- **What you have to do**
Write out every line of the material as it stands, apart from the pictures.

___ Dataset section

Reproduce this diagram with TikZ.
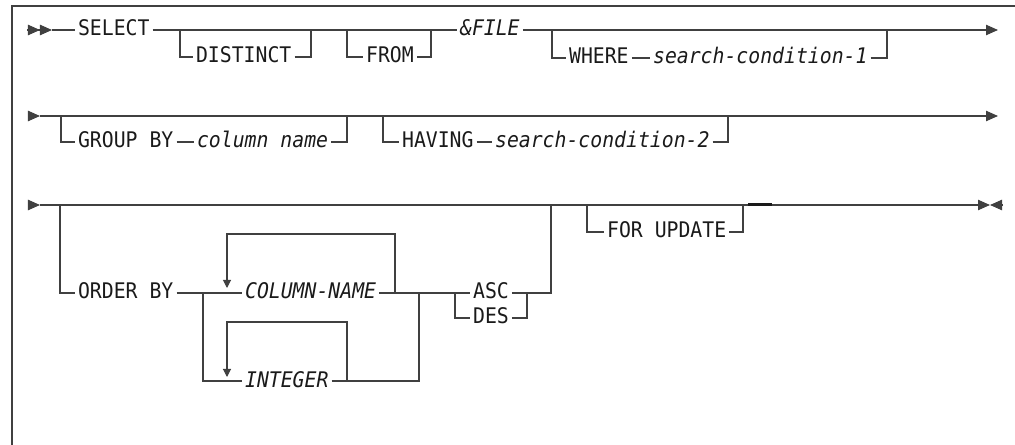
\documentclass[tikz,border=0pt]{standalone}
\usepackage{fontspec}
\setmonofont[FakeStretch=0.92]{DejaVu Sans Mono}
\usetikzlibrary{arrows.meta}
\definecolor{railgray}{HTML}{404040}
\definecolor{inkblack}{HTML}{1A1A1A}

\begin{document}
\begin{tikzpicture}[x=0.025cm, y=-0.025cm,
    rail/.style={railgray, line width=0.75pt},
    kw/.style={font=\fontsize{15.3}{17}\selectfont\ttfamily, text=inkblack, anchor=west,
      inner xsep=0.07cm, inner ysep=0pt, text height=0.45cm, text depth=0.15cm},
    var/.style={kw, font=\fontsize{15.3}{17}\selectfont\ttfamily\itshape},
    bigtip/.style={-{Triangle[length=0.3cm,width=0.26cm]}},
    dbltip/.style={-{Triangle[length=0.3cm,width=0.26cm]Triangle[length=0.3cm,width=0.26cm]}},
    looptip/.style={-{Triangle[length=0.2cm,width=0.2cm]}}]
  \useasboundingbox (0,0) rectangle (1015,445);
  % frame
  \draw[rail] (1015,6) -- (12,6) -- (12,445);

  % first line
  \coordinate (st1) at (27,30);
  \coordinate (s1) at (52,30);
  \node[kw] (select) at (75,30) {SELECT};
  \coordinate (d1) at (180,30);
  \coordinate (d2) at (311,30);
  \node[kw] (distinct) at (193,57) {DISTINCT};
  \coordinate (f1) at (347,30);
  \coordinate (f2) at (431,30);
  \node[kw] (from) at (363,57) {FROM};
  \node[var] (file) at (457,30) {\&FILE};
  \coordinate (w1) at (552,30);
  \coordinate (w2) at (887,30);
  \node[kw] (where) at (566,58) {WHERE};
  \node[var] (cond1) at (650,58) {search-condition-1};
  \coordinate (e1) at (998,30);

  \draw[rail, dbltip] (st1) -- (s1);
  \draw[rail] (s1) -- (select.west);
  \draw[rail] (select.east) -- (file.west);
  \draw[rail, bigtip] (file.east) -- (e1);
  \draw[rail] (d1) |- (distinct.west);
  \draw[rail] (distinct.east) -| (d2);
  \draw[rail] (f1) |- (from.west);
  \draw[rail] (from.east) -| (f2);
  \draw[rail] (w1) |- (where.west);
  \draw[rail] (where.east) -- (cond1.west);
  \draw[rail] (cond1.east) -| (w2);

  % second line
  \coordinate (st2) at (28,116);
  \coordinate (s2) at (40,116);
  \coordinate (e2) at (998,116);
  \coordinate (g1) at (61,116);
  \coordinate (g2) at (347,116);
  \node[kw] (groupby) at (75,142) {GROUP BY};
  \node[var] (colname) at (194,142) {column name};
  \coordinate (h1) at (383,116);
  \coordinate (h2) at (728,116);
  \node[kw] (having) at (399,142) {HAVING};
  \node[var] (cond2) at (492,142) {search-condition-2};

  \draw[rail, bigtip] (st2) -- (s2);
  \draw[rail, bigtip] (s2) -- (e2);
  \draw[rail] (g1) |- (groupby.west);
  \draw[rail] (groupby.east) -- (colname.west);
  \draw[rail] (colname.east) -| (g2);
  \draw[rail] (h1) |- (having.west);
  \draw[rail] (having.east) -- (cond2.west);
  \draw[rail] (cond2.east) -| (h2);

  % third line
  \coordinate (st3) at (28,205);
  \coordinate (s3) at (40,205);
  \coordinate (e3) at (990,205);
  \coordinate (ee3) at (1003,205);
  \coordinate (o1) at (60,205);
  \coordinate (o2) at (551,205);
  \node[kw] (orderby) at (75,293) {ORDER BY};
  \coordinate (j1) at (203,293);
  \coordinate (j1b) at (203,381);
  \node[var] (colnm) at (242,293) {COLUMN-NAME};
  \node[var] (integer) at (242,381) {INTEGER};
  \coordinate (j2) at (419,293);
  \coordinate (j2b) at (419,381);
  \coordinate (cr) at (395,293);
  \coordinate (ct) at (227,234);
  \coordinate (ca) at (227,288);
  \coordinate (ir) at (347,381);
  \coordinate (it) at (227,322);
  \coordinate (ia) at (227,377);
  \coordinate (a1) at (455,293);
  \coordinate (a2) at (527,293);
  \coordinate (a3) at (551,293);
  \node[kw] (asc) at (470,293) {ASC};
  \node[kw] (des) at (470,318) {DES};
  \coordinate (u1) at (587,205);
  \coordinate (u2) at (743,205);
  \node[kw] (forupd) at (604,232) {FOR UPDATE};
  \coordinate (t1) at (748,204.5);
  \coordinate (t2) at (772,204.5);

  \draw[rail, bigtip] (st3) -- (s3);
  \draw[rail, bigtip] (s3) -- (e3);
  \draw[rail, bigtip] (ee3) -- (e3);
  \draw[rail] (o1) |- (orderby.west);
  \draw[rail] (orderby.east) -- (colnm.west);
  \draw[rail] (colnm.east) -- (asc.west);
  \draw[rail] (asc.east) -- (a3) -- (o2);
  \draw[rail, looptip] (cr) |- (ct) -- (ca);
  \draw[rail] (j1) -- (j1b) -- (integer.west);
  \draw[rail] (integer.east) -- (j2b) -- (j2);
  \draw[rail, looptip] (ir) |- (it) -- (ia);
  \draw[rail] (a1) |- (des.west);
  \draw[rail] (des.east) -| (a2);
  \draw[rail] (u1) |- (forupd.west);
  \draw[rail] (forupd.east) -| (u2);
  \draw[inkblack, line width=2pt] (t1) -- (t2);
\end{tikzpicture}
\end{document}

______

- **Output for this task**
Reproduce this diagram with TikZ.
\documentclass[tikz,border=0pt]{standalone}
\usepackage{fontspec}
\setmonofont[FakeStretch=0.92]{DejaVu Sans Mono}
\usetikzlibrary{arrows.meta}
\definecolor{railgray}{HTML}{404040}
\definecolor{inkblack}{HTML}{1A1A1A}

\begin{document}
\begin{tikzpicture}[x=0.025cm, y=-0.025cm,
    rail/.style={railgray, line width=0.75pt},
    kw/.style={font=\fontsize{15.3}{17}\selectfont\ttfamily, text=inkblack, anchor=west,
      inner xsep=0.07cm, inner ysep=0pt, text height=0.45cm, text depth=0.15cm},
    var/.style={kw, font=\fontsize{15.3}{17}\selectfont\ttfamily\itshape},
    bigtip/.style={-{Triangle[length=0.3cm,width=0.26cm]}},
    dbltip/.style={-{Triangle[length=0.3cm,width=0.26cm]Triangle[length=0.3cm,width=0.26cm]}},
    looptip/.style={-{Triangle[length=0.2cm,width=0.2cm]}}]
  \useasboundingbox (0,0) rectangle (1015,445);
  % frame
  \draw[rail] (1015,6) -- (12,6) -- (12,445);

  % first line
  \coordinate (st1) at (27,30);
  \coordinate (s1) at (52,30);
  \node[kw] (select) at (75,30) {SELECT};
  \coordinate (d1) at (180,30);
  \coordinate (d2) at (311,30);
  \node[kw] (distinct) at (193,57) {DISTINCT};
  \coordinate (f1) at (347,30);
  \coordinate (f2) at (431,30);
  \node[kw] (from) at (363,57) {FROM};
  \node[var] (file) at (457,30) {\&FILE};
  \coordinate (w1) at (552,30);
  \coordinate (w2) at (887,30);
  \node[kw] (where) at (566,58) {WHERE};
  \node[var] (cond1) at (650,58) {search-condition-1};
  \coordinate (e1) at (998,30);

  \draw[rail, dbltip] (st1) -- (s1);
  \draw[rail] (s1) -- (select.west);
  \draw[rail] (select.east) -- (file.west);
  \draw[rail, bigtip] (file.east) -- (e1);
  \draw[rail] (d1) |- (distinct.west);
  \draw[rail] (distinct.east) -| (d2);
  \draw[rail] (f1) |- (from.west);
  \draw[rail] (from.east) -| (f2);
  \draw[rail] (w1) |- (where.west);
  \draw[rail] (where.east) -- (cond1.west);
  \draw[rail] (cond1.east) -| (w2);

  % second line
  \coordinate (st2) at (28,116);
  \coordinate (s2) at (40,116);
  \coordinate (e2) at (998,116);
  \coordinate (g1) at (61,116);
  \coordinate (g2) at (347,116);
  \node[kw] (groupby) at (75,142) {GROUP BY};
  \node[var] (colname) at (194,142) {column name};
  \coordinate (h1) at (383,116);
  \coordinate (h2) at (728,116);
  \node[kw] (having) at (399,142) {HAVING};
  \node[var] (cond2) at (492,142) {search-condition-2};

  \draw[rail, bigtip] (st2) -- (s2);
  \draw[rail, bigtip] (s2) -- (e2);
  \draw[rail] (g1) |- (groupby.west);
  \draw[rail] (groupby.east) -- (colname.west);
  \draw[rail] (colname.east) -| (g2);
  \draw[rail] (h1) |- (having.west);
  \draw[rail] (having.east) -- (cond2.west);
  \draw[rail] (cond2.east) -| (h2);

  % third line
  \coordinate (st3) at (28,205);
  \coordinate (s3) at (40,205);
  \coordinate (e3) at (990,205);
  \coordinate (ee3) at (1003,205);
  \coordinate (o1) at (60,205);
  \coordinate (o2) at (551,205);
  \node[kw] (orderby) at (75,293) {ORDER BY};
  \coordinate (j1) at (203,293);
  \coordinate (j1b) at (203,381);
  \node[var] (colnm) at (242,293) {COLUMN-NAME};
  \node[var] (integer) at (242,381) {INTEGER};
  \coordinate (j2) at (419,293);
  \coordinate (j2b) at (419,381);
  \coordinate (cr) at (395,293);
  \coordinate (ct) at (227,234);
  \coordinate (ca) at (227,288);
  \coordinate (ir) at (347,381);
  \coordinate (it) at (227,322);
  \coordinate (ia) at (227,377);
  \coordinate (a1) at (455,293);
  \coordinate (a2) at (527,293);
  \coordinate (a3) at (551,293);
  \node[kw] (asc) at (470,293) {ASC};
  \node[kw] (des) at (470,318) {DES};
  \coordinate (u1) at (587,205);
  \coordinate (u2) at (743,205);
  \node[kw] (forupd) at (604,232) {FOR UPDATE};
  \coordinate (t1) at (748,204.5);
  \coordinate (t2) at (772,204.5);

  \draw[rail, bigtip] (st3) -- (s3);
  \draw[rail, bigtip] (s3) -- (e3);
  \draw[rail, bigtip] (ee3) -- (e3);
  \draw[rail] (o1) |- (orderby.west);
  \draw[rail] (orderby.east) -- (colnm.west);
  \draw[rail] (colnm.east) -- (asc.west);
  \draw[rail] (asc.east) -- (a3) -- (o2);
  \draw[rail, looptip] (cr) |- (ct) -- (ca);
  \draw[rail] (j1) -- (j1b) -- (integer.west);
  \draw[rail] (integer.east) -- (j2b) -- (j2);
  \draw[rail, looptip] (ir) |- (it) -- (ia);
  \draw[rail] (a1) |- (des.west);
  \draw[rail] (des.east) -| (a2);
  \draw[rail] (u1) |- (forupd.west);
  \draw[rail] (forupd.east) -| (u2);
  \draw[inkblack, line width=2pt] (t1) -- (t2);
\end{tikzpicture}
\end{document}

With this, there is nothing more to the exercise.